Many insects other than bees accomplish pollination by visiting flowers for nectar or pollen or very commonly, both.

Many do so adventitiously, but the most important pollinators are specialists for at least parts of their lifecycles for at least certain functions.

For example, males of many species of Hymenoptera, including many hunting wasps, rely on freely flowering plants as sources of energy from nectar and also as territories for meeting fertile females that also visit the flowers.

Prominent examples are predatory wasps.
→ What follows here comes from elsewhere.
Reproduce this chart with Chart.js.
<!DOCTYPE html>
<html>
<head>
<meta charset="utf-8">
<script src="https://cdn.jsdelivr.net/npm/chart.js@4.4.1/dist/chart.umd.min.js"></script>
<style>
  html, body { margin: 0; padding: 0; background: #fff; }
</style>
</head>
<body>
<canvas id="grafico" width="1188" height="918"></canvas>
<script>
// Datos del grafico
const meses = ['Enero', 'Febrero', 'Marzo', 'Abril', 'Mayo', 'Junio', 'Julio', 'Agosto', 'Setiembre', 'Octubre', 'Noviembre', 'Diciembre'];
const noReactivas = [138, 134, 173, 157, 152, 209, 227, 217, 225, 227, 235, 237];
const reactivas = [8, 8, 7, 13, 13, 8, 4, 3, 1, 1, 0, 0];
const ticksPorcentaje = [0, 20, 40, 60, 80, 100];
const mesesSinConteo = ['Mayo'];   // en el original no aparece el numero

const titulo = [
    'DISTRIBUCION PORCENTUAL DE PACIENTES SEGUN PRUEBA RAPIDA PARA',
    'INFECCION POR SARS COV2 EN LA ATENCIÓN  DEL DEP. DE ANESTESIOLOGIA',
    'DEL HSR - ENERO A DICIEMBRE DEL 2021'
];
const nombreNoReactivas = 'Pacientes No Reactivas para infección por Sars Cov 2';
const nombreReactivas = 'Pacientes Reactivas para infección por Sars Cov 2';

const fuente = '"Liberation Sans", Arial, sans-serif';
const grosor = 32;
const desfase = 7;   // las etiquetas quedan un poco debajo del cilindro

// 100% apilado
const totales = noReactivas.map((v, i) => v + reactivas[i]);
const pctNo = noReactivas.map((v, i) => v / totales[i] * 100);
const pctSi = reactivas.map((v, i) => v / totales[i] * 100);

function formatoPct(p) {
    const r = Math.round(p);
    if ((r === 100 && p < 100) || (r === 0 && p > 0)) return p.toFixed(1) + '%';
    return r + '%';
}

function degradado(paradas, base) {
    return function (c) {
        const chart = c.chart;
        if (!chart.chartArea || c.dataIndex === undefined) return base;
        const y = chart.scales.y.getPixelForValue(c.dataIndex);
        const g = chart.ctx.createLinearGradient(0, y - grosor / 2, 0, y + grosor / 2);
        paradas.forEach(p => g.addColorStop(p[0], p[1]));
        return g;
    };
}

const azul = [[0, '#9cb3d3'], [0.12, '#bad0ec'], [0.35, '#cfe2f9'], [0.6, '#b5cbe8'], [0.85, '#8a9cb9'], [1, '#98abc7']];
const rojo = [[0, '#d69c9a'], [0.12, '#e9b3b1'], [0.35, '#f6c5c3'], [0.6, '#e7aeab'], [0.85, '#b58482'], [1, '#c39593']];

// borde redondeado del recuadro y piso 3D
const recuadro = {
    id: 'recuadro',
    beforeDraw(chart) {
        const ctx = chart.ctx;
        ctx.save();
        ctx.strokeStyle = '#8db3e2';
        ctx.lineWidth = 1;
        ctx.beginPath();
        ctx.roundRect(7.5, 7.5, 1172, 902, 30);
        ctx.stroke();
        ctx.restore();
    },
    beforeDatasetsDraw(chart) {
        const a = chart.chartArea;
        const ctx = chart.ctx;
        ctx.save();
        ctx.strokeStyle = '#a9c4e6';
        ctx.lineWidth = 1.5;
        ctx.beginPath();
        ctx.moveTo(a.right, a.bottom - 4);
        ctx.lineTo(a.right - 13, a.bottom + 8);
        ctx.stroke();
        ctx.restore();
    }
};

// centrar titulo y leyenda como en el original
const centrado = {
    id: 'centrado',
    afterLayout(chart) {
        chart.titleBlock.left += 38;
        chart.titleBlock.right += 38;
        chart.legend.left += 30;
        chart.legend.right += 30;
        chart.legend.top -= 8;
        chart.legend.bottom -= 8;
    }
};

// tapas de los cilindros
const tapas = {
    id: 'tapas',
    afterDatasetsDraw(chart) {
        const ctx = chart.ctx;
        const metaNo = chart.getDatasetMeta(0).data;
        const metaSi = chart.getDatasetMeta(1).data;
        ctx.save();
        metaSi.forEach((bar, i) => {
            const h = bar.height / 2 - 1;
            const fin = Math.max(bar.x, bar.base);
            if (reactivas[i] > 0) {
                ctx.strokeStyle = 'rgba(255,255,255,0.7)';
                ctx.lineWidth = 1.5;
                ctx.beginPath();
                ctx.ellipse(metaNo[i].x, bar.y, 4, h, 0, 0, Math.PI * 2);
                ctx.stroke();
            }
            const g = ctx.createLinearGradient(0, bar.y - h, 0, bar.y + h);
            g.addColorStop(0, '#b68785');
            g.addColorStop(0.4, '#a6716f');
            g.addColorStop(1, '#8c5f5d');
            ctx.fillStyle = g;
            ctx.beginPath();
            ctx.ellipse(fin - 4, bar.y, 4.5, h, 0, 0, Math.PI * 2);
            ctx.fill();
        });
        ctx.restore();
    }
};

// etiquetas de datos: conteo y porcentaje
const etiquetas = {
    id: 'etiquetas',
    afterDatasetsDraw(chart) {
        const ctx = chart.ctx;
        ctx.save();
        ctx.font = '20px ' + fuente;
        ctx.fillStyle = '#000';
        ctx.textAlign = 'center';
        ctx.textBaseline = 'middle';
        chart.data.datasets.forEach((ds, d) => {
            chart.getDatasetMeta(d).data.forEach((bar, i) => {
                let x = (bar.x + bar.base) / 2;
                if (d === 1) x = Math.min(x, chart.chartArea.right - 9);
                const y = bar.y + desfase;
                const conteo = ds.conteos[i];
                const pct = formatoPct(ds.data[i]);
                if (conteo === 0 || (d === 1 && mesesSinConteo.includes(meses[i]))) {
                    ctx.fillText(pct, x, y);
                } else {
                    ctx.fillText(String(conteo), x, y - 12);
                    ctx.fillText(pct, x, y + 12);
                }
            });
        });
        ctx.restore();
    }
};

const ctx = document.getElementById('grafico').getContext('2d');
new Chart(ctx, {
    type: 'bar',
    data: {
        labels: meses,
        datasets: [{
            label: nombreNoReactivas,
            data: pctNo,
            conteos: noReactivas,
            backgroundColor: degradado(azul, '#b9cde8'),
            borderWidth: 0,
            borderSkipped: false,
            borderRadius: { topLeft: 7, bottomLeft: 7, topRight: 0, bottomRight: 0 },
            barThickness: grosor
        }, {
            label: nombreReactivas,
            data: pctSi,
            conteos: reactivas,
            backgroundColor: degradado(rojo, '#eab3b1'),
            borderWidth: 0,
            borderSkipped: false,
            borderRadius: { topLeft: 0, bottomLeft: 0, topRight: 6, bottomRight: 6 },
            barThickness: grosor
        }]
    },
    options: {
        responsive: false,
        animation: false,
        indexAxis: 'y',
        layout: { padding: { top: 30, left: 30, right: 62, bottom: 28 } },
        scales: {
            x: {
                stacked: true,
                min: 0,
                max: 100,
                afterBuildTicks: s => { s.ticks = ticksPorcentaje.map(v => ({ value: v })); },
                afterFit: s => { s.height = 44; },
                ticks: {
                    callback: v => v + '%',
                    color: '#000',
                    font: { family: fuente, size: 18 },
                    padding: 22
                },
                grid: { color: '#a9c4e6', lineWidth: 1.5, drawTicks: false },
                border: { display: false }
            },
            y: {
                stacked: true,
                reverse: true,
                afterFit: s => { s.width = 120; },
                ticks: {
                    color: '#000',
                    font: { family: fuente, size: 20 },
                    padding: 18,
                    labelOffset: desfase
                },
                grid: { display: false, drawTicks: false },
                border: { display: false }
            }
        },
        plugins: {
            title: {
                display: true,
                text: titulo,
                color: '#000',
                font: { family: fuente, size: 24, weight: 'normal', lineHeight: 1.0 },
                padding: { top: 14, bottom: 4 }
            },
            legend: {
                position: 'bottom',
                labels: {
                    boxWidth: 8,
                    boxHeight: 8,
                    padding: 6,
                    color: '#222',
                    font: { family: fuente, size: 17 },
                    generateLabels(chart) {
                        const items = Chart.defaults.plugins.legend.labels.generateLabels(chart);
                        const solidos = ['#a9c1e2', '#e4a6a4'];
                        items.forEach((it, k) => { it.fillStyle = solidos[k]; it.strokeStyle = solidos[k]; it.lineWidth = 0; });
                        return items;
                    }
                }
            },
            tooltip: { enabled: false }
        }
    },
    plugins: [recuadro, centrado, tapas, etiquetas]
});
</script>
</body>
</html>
The term “pollen wasps“, in particular, is widely applied to the Masarinae—they are remarkable among solitary wasps in that they specialize in gathering pollen for feeding their larvae, carried internally and regurgitated into a mud chamber prior to oviposition.

Insect pollinators include bees, wasps, flies, mosquitoes, moths, beetles, butterflies and lepidopterans.

Vertebrates such as bats and birds as well as other mammals such as possums and rodents and even some lizards can act as pollinators. Among the pollinating birds are hummingbirds, honeyeaters and sunbirds with their long beaks, they are able to pollinate a number of deep throated flowers.

A pollinator is different from a pollenizer, a plant that is a source of pollen for the pollination process.